The SARS outbreak is causing serious disruptions to near-term economic growth in Asia, but its policy implications for governments stretch far into the future.
Recent positive developments and improved public health measures have added weight to arguments that SARS, although serious, will cause only a temporary shock to economic growth.
This new disease, however, should remind policy makers that changes in health care and information management are needed if similar future challenges are to be transformed into medium- and long-term opportunities.
Clearly, SARS poses significant medical risks. But the psychological impact on people in affected areas has, at times, been disproportionate to the disease's relatively low mortality rates.
Among reported SARS cases at present, the average mortality rate over all affected regions is 7 percent and the recovery rate is 43 percent, while the outcome of the remaining cases is not yet known.
The pronounced psychological impact of the outbreak can be attributed to both the wide gap between the rapid and detailed transmission of information about the numbers of people struck down by SARS and to the lack of sufficient medical information about the disease.
Uncertainty and fear are at the root of the outbreak's deep economic impact.
There are a number of ways the disease hurts business. In locations with a high incidence of SARS, the movement of people is restricted, either voluntarily or involuntarily, thus reducing consumer spending.
Tourism-related service sec-tors, including airlines, hotels, entertainment, retail and restaurant businesses, are particularly affected as travelers cancel trips and consumers shun shops, restaurants and entertainment venues.
The stress on the tourism industry, which accounts for over 9 percent of GDP in East Asia and about 11 percent in Southeast Asia, will spread to other areas of the economy.
If the outbreak persists, exports will also be affected as trade fairs and business travel are canceled and demand for goods from affected areas falls. A persistent outbreak could also dampen investor confidence resulting in weaker investment and inflows of foreign capital.
There may be supply-side shocks, too. If the outbreak can't be effectively contained, the workforce will be reduced through illness or precautionary measures to prevent the spread of SARS, thereby disrupting business oper-ations and production. This could affect both the services sectors and manufacturing.
If cross-border trade is hampered, delays in international shipments of inputs and final goods are likely. This would almost certainly intensify the regional impact of SARS, given the growing interdependence of Asian economies.
All told, income lost in East and Southeast Asia due to SARS could range from about US$12 billion if the disease is quickly controlled to about US$28 billion if the impact extends into the third quarter of this year.
But SARS is changing more than economic forecasts. The outbreak is challenging many governments' administrative capacity and, more importantly, their ability to maintain the confidence of their people.
In Chinese, the character for "crisis" means both danger and opportunity. The SARS outbreak provides a significant opportunity to learn important lessons about the crucial role of government in times of crisis. The SARS outbreak highlights this role in four areas:
First, the accurate, timely and transparent provision of information on the nature and extent of SARS is critical for containing the epidemic and reducing the public's fears and resulting uncertainty.

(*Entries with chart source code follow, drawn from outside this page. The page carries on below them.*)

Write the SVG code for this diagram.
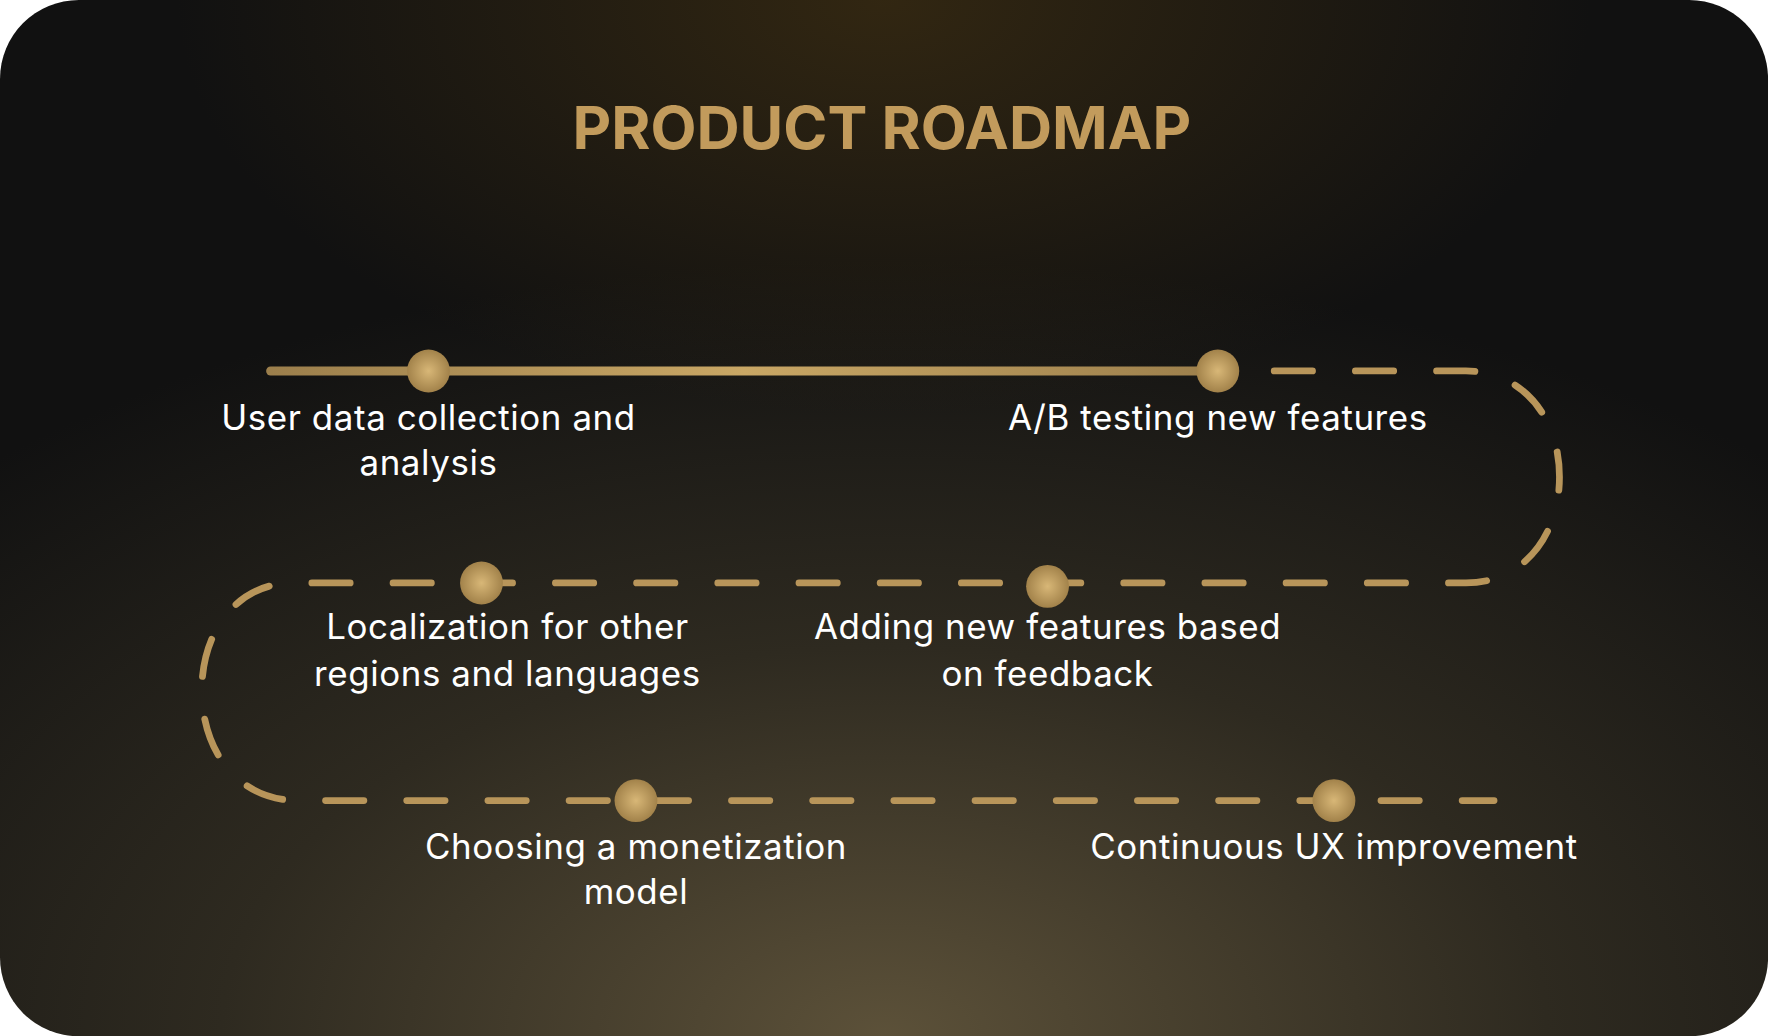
<svg xmlns="http://www.w3.org/2000/svg" width="1768" height="1036" viewBox="0 0 1768 1036">
<style>
.lbl{font-family:Inter,"Noto Sans",sans-serif;font-size:31px;letter-spacing:0.5px;fill:#ffffff;text-anchor:middle}
.dash{fill:none;stroke:#b8955a;stroke-width:6;stroke-linecap:round;stroke-dasharray:34 38}
</style>
<defs>
<radialGradient id="bg1" cx="0.5" cy="1" r="0.75">
<stop offset="0" stop-color="#5c5139"/><stop offset="0.5" stop-color="#2e2a20"/><stop offset="1" stop-color="#111111"/>
</radialGradient>
<radialGradient id="bg2" cx="0.5" cy="0" r="0.4">
<stop offset="0" stop-color="#3a2c12" stop-opacity="0.8"/><stop offset="1" stop-color="#3a2c12" stop-opacity="0"/>
</radialGradient>
<linearGradient id="solid" gradientUnits="userSpaceOnUse" x1="240" y1="0" x2="1080" y2="0">
<stop offset="0" stop-color="#9c7f4c"/><stop offset="0.5" stop-color="#c9a765"/><stop offset="1" stop-color="#9c7f4c"/>
</linearGradient>
<radialGradient id="node" cx="0.5" cy="0.5" r="0.5">
<stop offset="0" stop-color="#d8b777"/><stop offset="1" stop-color="#a2824a"/>
</radialGradient>
</defs>
<rect width="1768" height="1036" fill="#ffffff"/>
<g transform="scale(1.1276)">
<rect width="1568" height="919" rx="70" fill="url(#bg1)"/>
<rect width="1568" height="919" rx="70" fill="url(#bg2)"/>
<text x="782" y="132" font-family="Inter,'Noto Sans',sans-serif" font-size="53" font-weight="700" fill="#c29b5c" text-anchor="middle">PRODUCT ROADMAP</text>
<g id="connectors">
<line x1="240" y1="329" x2="1080" y2="329" stroke="url(#solid)" stroke-width="8" stroke-linecap="round"/>
<path class="dash" d="M1130 329 H1300 C1350 329 1383 370 1383 423 C1383 476 1350 517 1300 517 H260 C210 517 179 560 179 612 C179 665 210 710 265 710 H1325"/>
</g>
<g id="n1"><circle cx="380" cy="329" r="19" fill="url(#node)"/><text class="lbl" x="380" y="381">User data collection and</text><text class="lbl" x="380" y="421">analysis</text></g>
<g id="n2"><circle cx="1080" cy="329" r="19" fill="url(#node)"/><text class="lbl" x="1080" y="381">A/B testing new features</text></g>
<g id="n3"><circle cx="427" cy="517" r="19" fill="url(#node)"/><text class="lbl" x="450" y="567">Localization for other</text><text class="lbl" x="450" y="608">regions and languages</text></g>
<g id="n4"><circle cx="929" cy="520" r="19" fill="url(#node)"/><text class="lbl" x="929" y="567">Adding new features based</text><text class="lbl" x="929" y="608">on feedback</text></g>
<g id="n5"><circle cx="564" cy="710" r="19" fill="url(#node)"/><text class="lbl" x="564" y="762">Choosing a monetization</text><text class="lbl" x="564" y="802">model</text></g>
<g id="n6"><circle cx="1183" cy="710" r="19" fill="url(#node)"/><text class="lbl" x="1183" y="762">Continuous UX improvement</text></g>
</g>
</svg>
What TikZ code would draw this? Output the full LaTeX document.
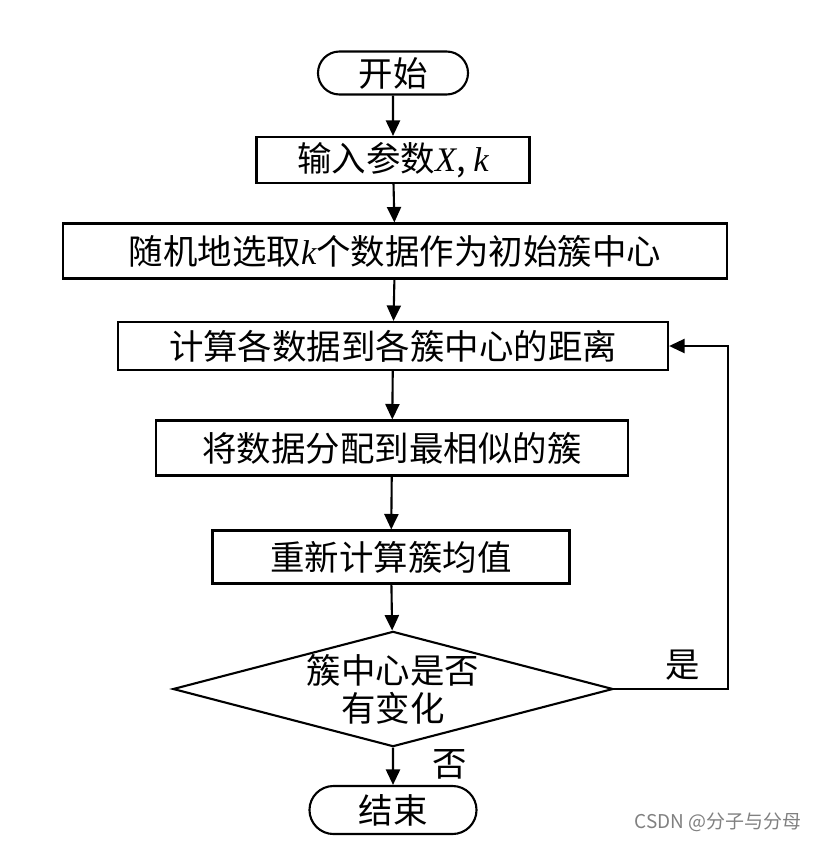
\documentclass[tikz,border=0pt]{standalone}
\usepackage{fontspec}
\setmainfont{Noto Sans CJK SC}
\newfontfamily\latinit{Liberation Serif}
\usepackage{tikz}
\usetikzlibrary{arrows.meta,positioning,calc,shapes.geometric,shapes.misc}

\tikzset{
  flowbox/.style={draw,line width=1.5pt,rectangle,inner sep=0pt,font=\fontsize{24.5}{28}\selectfont},
  termbox/.style={flowbox,rounded rectangle},
  decbox/.style={flowbox,diamond,aspect=3.8,align=center,font=\fontsize{24.5}{27}\selectfont},
  flowline/.style={line width=1.5pt,-{Triangle[length=11pt,width=10pt]}},
  lbl/.style={font=\fontsize{24.5}{28}\selectfont}
}
\newcommand{\varit}[1]{{\latinit\itshape #1}}

\begin{document}
\begin{tikzpicture}[x=0.025cm,y=-0.025cm]
\useasboundingbox (0,0) rectangle (818,842);
\node[termbox,minimum width=3.75cm,minimum height=1.075cm] (start) at (393,73) {开始};
\node[flowbox,minimum width=6.825cm,minimum height=1.15cm] (input) at (393,160) {输入参数\varit{X}, \varit{k}};
\node[flowbox,minimum width=16.575cm,minimum height=1.375cm] (init) at (395,251) {随机地选取\varit{k}个数据作为初始簇中心};
\node[flowbox,minimum width=13.75cm,minimum height=1.2cm] (dist) at (393,346) {计算各数据到各簇中心的距离};
\node[flowbox,minimum width=11.775cm,minimum height=1.375cm] (assign) at (392,448) {将数据分配到最相似的簇};
\node[flowbox,minimum width=8.925cm,minimum height=1.325cm] (mean) at (391,557) {重新计算簇均值};
\node[decbox,minimum width=11cm,minimum height=2.875cm] (check) at (393,689) {簇中心是否\\有变化};
\node[termbox,minimum width=4.175cm,minimum height=1.2cm] (stop) at (393,810) {结束};
\coordinate (loop) at (728,689);

\draw[flowline] (start) -- (input);
\draw[flowline] (input) -- (init);
\draw[flowline] (init) -- (dist);
\draw[flowline] (dist) -- (assign);
\draw[flowline] (assign) -- (mean);
\draw[flowline] (mean) -- (check);
\draw[flowline] (check) -- node[lbl,right=24pt,pos=0.45] {否} (stop);
\draw[flowline] (check.east) -- (loop) node[lbl,above left=2pt and 16pt] {是} |- (dist.east);

\node[font=\fontsize{13.5}{16}\selectfont,text=gray] (mark) at (718,822) {CSDN @分子与分母};
\end{tikzpicture}
\end{document}
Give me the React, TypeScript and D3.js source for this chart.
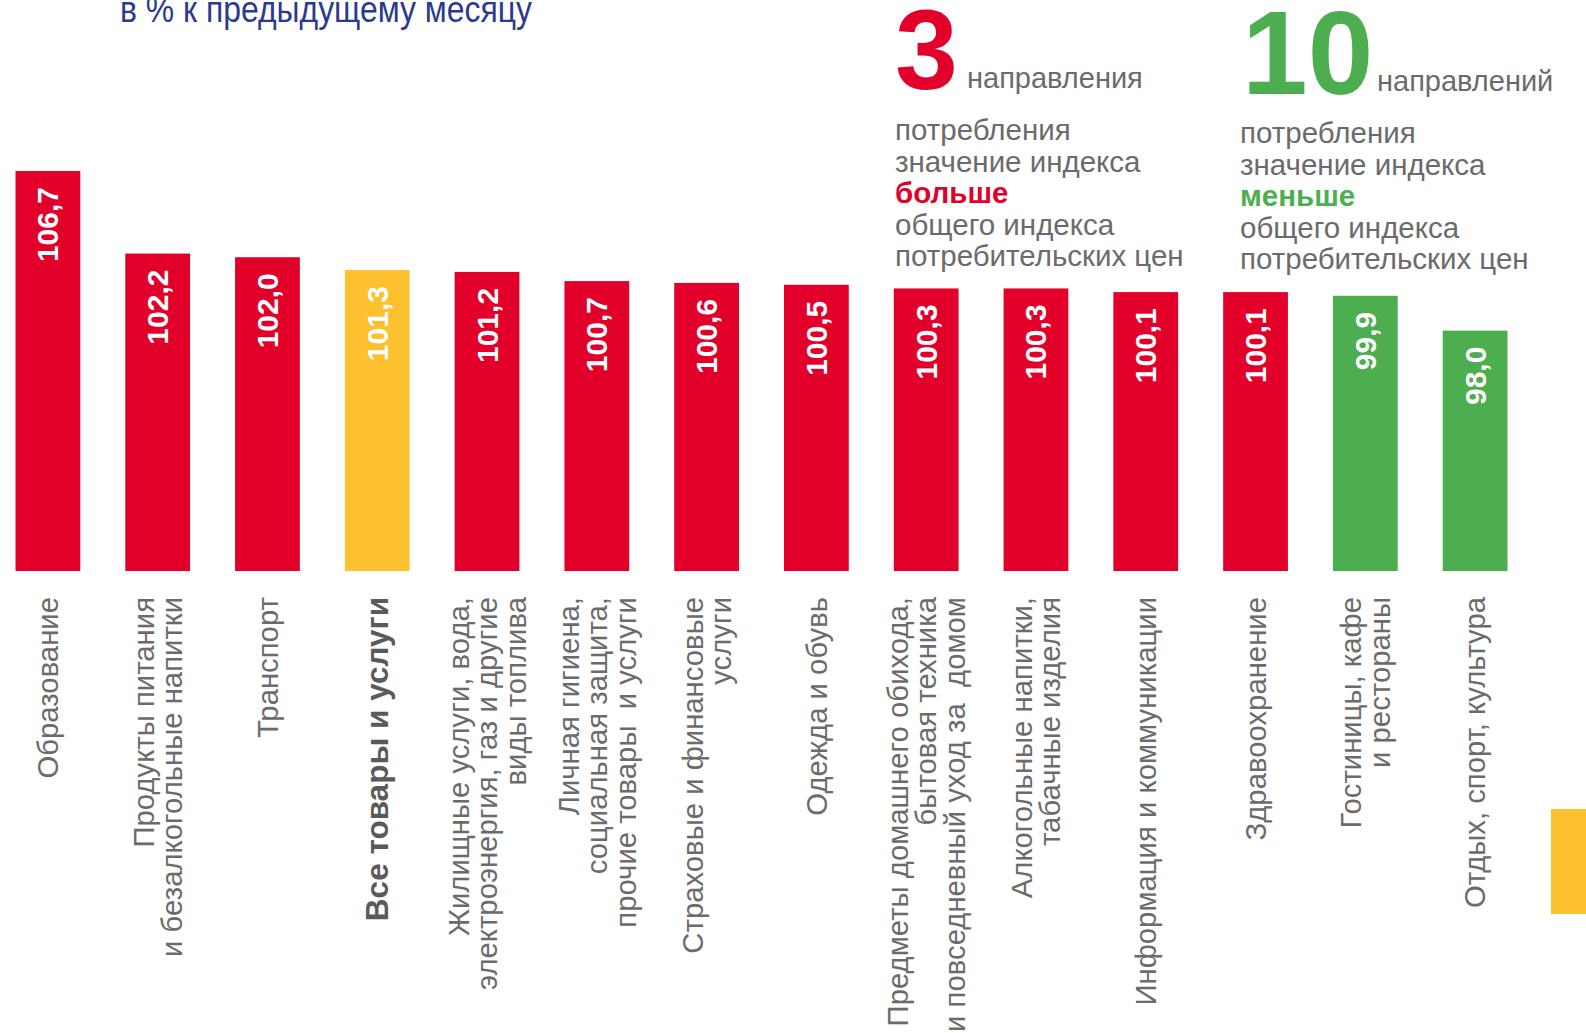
import React, { useEffect, useRef } from 'react';
import * as d3 from 'd3';

// категории (строки подписей), значения индекса и тип столбца
const categories = [
  ['Образование'],
  ['Продукты питания', 'и безалкогольные напитки'],
  ['Транспорт'],
  ['Все товары и услуги'],
  ['Жилищные услуги, вода,', 'электроэнергия, газ и другие', 'виды топлива'],
  ['Личная гигиена,', 'социальная защита,', 'прочие товары  и услуги'],
  ['Страховые и финансовые', 'услуги'],
  ['Одежда и обувь'],
  ['Предметы домашнего обихода,', 'бытовая техника', 'и повседневный уход за  домом'],
  ['Алкогольные напитки,', 'табачные изделия'],
  ['Информация и коммуникации'],
  ['Здравоохранение'],
  ['Гостиницы, кафе', 'и рестораны'],
  ['Отдых, спорт, культура'],
];
const values = [106.7, 102.2, 102.0, 101.3, 101.2, 100.7, 100.6, 100.5, 100.3, 100.3, 100.1, 100.1, 99.9, 98.0];
const kinds = ['up', 'up', 'up', 'total', 'up', 'up', 'up', 'up', 'up', 'up', 'up', 'up', 'down', 'down'];

const colors = { up: '#E2002B', total: '#FDC02E', down: '#4DAE50' };
const FONT = '"Liberation Sans", Arial, sans-serif';
const GRAY = '#6b6b6b';

const W = 1586;
const H = 1033;

export default function App() {
  const svgRef = useRef<SVGSVGElement>(null);

  useEffect(() => {
    const svg = d3.select(svgRef.current);
    svg.selectAll('*').remove();

    const keys = categories.map((_, i) => String(i));
    const x = d3.scaleBand().domain(keys).range([-7, 1530]).paddingInner(0.41).paddingOuter(0.205);
    const y = d3.scaleLinear().domain([84.9, 106.7]).range([571, 171]);

    // столбцы
    svg.append('g')
      .selectAll('rect')
      .data(values)
      .enter()
      .append('rect')
      .attr('x', (d, i) => x(String(i)))
      .attr('y', d => y(d))
      .attr('width', x.bandwidth())
      .attr('height', d => y.range()[0] - y(d))
      .attr('fill', (d, i) => colors[kinds[i]]);

    // значения внутри столбцов
    svg.append('g')
      .selectAll('text')
      .data(values)
      .enter()
      .append('text')
      .attr('transform', (d, i) => `translate(${x(String(i)) + x.bandwidth() / 2},${y(d) + 16}) rotate(-90)`)
      .attr('dy', '0.35em')
      .attr('text-anchor', 'end')
      .style('font-family', FONT)
      .style('font-weight', 'bold')
      .style('font-size', '30px')
      .style('fill', '#fff')
      .text(d => d.toFixed(1).replace('.', ','));

    // подписи категорий
    const labels = svg.append('g')
      .selectAll('text')
      .data(categories)
      .enter()
      .append('text')
      .attr('transform', (d, i) => `translate(${x(String(i)) + x.bandwidth() / 2},597) rotate(-90)`)
      .attr('text-anchor', 'end')
      .style('font-family', FONT)
      .style('font-size', (d, i) => kinds[i] === 'total' ? '31.5px' : '29.3px')
      .style('font-weight', (d, i) => kinds[i] === 'total' ? 'bold' : 'normal')
      .style('fill', (d, i) => kinds[i] === 'total' ? '#5a5a5a' : GRAY)
      .style('white-space', 'pre');

    labels.each(function (lines) {
      const t = d3.select(this);
      const lh = 28.5;
      lines.forEach((line, j) => {
        t.append('tspan')
          .attr('x', 0)
          .attr('y', (j - (lines.length - 1) / 2) * lh)
          .attr('dy', '0.35em')
          .text(line);
      });
    });

    // заголовок
    svg.append('text')
      .attr('x', 120)
      .attr('y', 22)
      .attr('textLength', 412)
      .attr('lengthAdjust', 'spacingAndGlyphs')
      .style('font-family', '"Liberation Sans Narrow", ' + FONT)
      .style('font-size', '37px')
      .style('fill', '#2B3990')
      .text('в % к предыдущему месяцу');

    // блоки пояснений справа
    const blocks = [
      { num: '3', numX: 895, numY: 89, numSize: 113, word: 'направления', wordX: 967, wordY: 88, x: 895, y0: 140, key: 'больше', color: colors.up },
      { num: '10', numX: 1242, numY: 94, numSize: 118, word: 'направлений', wordX: 1377, wordY: 91, x: 1240, y0: 143, key: 'меньше', color: colors.down },
    ];
    const blockLines = ['потребления', 'значение индекса', null, 'общего индекса', 'потребительских цен'];

    blocks.forEach(b => {
      const g = svg.append('g');
      g.append('text')
        .attr('x', b.numX)
        .attr('y', b.numY)
        .style('font-family', FONT)
        .style('font-weight', 'bold')
        .style('font-size', `${b.numSize}px`)
        .style('fill', b.color)
        .text(b.num);
      g.append('text')
        .attr('x', b.wordX)
        .attr('y', b.wordY)
        .style('font-family', FONT)
        .style('font-size', '29px')
        .style('fill', GRAY)
        .text(b.word);
      blockLines.forEach((line, j) => {
        g.append('text')
          .attr('x', b.x)
          .attr('y', b.y0 + j * 31.5)
          .style('font-family', FONT)
          .style('font-size', '29.5px')
          .style('font-weight', line ? 'normal' : 'bold')
          .style('fill', line ? GRAY : b.color)
          .text(line || b.key);
      });
    });

    // жёлтый маркер у правого края
    svg.append('rect')
      .attr('x', 1551)
      .attr('y', 809)
      .attr('width', 35)
      .attr('height', 105)
      .attr('fill', colors.total);
  }, []);

  return (
    <div style={{ position: 'absolute', left: 0, top: 0, width: W, height: H, overflow: 'hidden', background: '#fff' }}>
      <svg ref={svgRef} width={W} height={H} style={{ display: 'block' }} />
    </div>
  );
}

Governments need to work closely with medical professionals to generate and disseminate accurate information about the risks and extent of a disease, and preventative measures. Any apparent lack of transparency is likely to cause second-guessing and panic among the public.
Second, as Vietnam's success in dealing with SARS demonstrates, rapid and decisive policy res-ponses and actions are imperative in dealing with epidemics.
People infected with a virus may not seek medical care quickly enough to avoid spreading the disease. With the increased mobility of people and the significant flow of goods and services, disease can be transmitted quickly on a large scale. Any delay in preventative action will lead to greater costs later.
Third, fiscal preparedness is key to rapid response. Addressing the outbreak and its aftermath will call for increased public spending, while the likely slowdown of economic activities could reduce government revenue. Together these realities will worsen government fiscal positions.
The possibility of similar shocks in the future underlines the need for governments to implement prudent fiscal policies, to accumulate primary surpluses and to set aside appropriate amounts in annual budgets for unexpected contingencies.
Fourth, governments must form long-term strategies and develop institutional capacities to deal with contagious diseases.
SARS is not the first outbreak of disease in the modern era. It will not be the last. The rise of drug-resistant microbes and the resurgence of previously controlled diseases such as tuberculosis make the effective provision of public health services more important than ever.
These are serious tests for developing nations. But for the past two decades developing Asia has been characterized by pragmatic policy responses to emerging challenges.
The lessons learned already from the SARS epidemic will help contain the disease in the short-term, initiate improvements in public health systems that will benefit people in the medium-term and systematically improve the quality of health research and health care that will have major positive impacts over the long-term. Actions taken now, both individually and collectively, will determine whether Asia will once again transform the challenge of today into the opportunities of tomorrow.
Ifzal Ali is chief economist at the Asian Development Bank. This article is based on a speech he delivered at a recent Boao Forum meeting in Beijing on SARS.